Runtime 128 minutes.

PG.

Bollywood comes to Hollywood. A boffo performance by Will Smith as genie is bolstered by vivid Technicolor, colorful costumes, and wonderful music and dancing.

While the story hasn’t changed (Aladdin [Mena Massoud] is still a street guy who falls for a princess, Jasmine [Naomi Scott] and the genie is out to help him by granting him the proverbial three wishes), this is not a duplicate of your parents’ Aladdin story. For one thing, the screenwriters created a new character, Dalia (Nasim Pedrad), who is Jasmine’s lady in waiting. Dalia provides love interest for the genie.

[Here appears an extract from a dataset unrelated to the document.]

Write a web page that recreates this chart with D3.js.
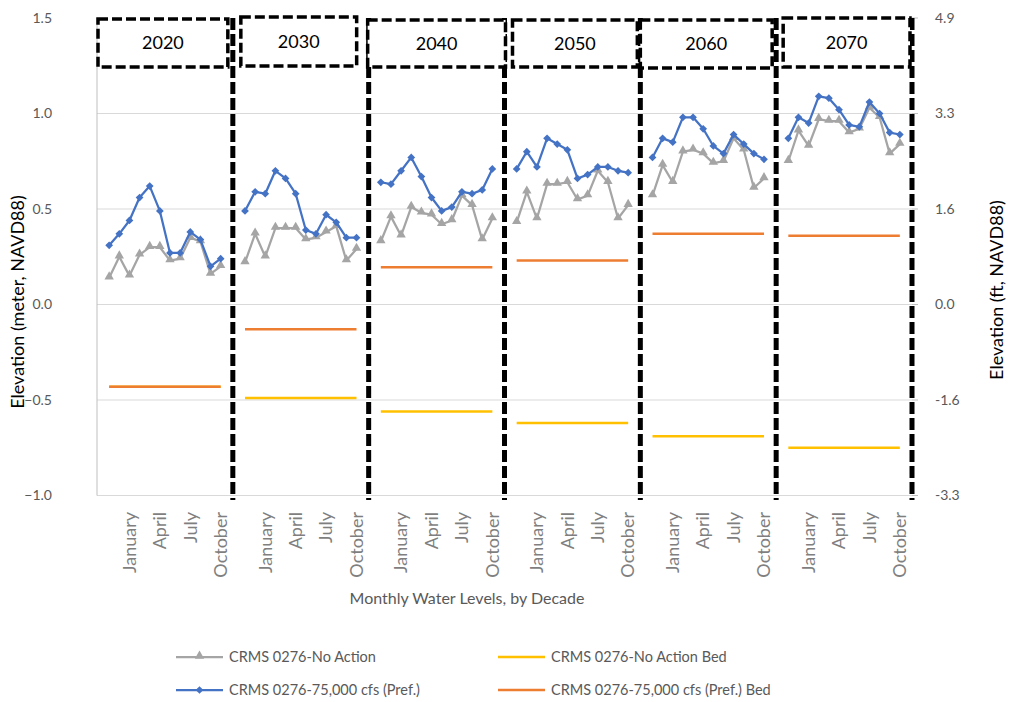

So we not only have Aladdin hot for Jasmine, we also have genie hot for Dalia (and vice-versa).

It was filmed by director Guy Ritchie (with writing credits to John August and Ritchie) in England and Jordan with an abundance of CGI. In fact the visual effects credits are longer than any I’ve seen. But they did their job well because the visual effects are award-quality.

Set in the fictional city of Agrabah, the 200 yard-long set was planned with the musical numbers “One Jump Ahead” and “Prince Ali” in mind. It took five days, 250 dancers, 200 costumes, and 200 extras just to to shoot the “Prince Ali” number.

Making a live action movie out of a previous animated one is chancy, but Disney did a good job. This is an entertaining, fun film.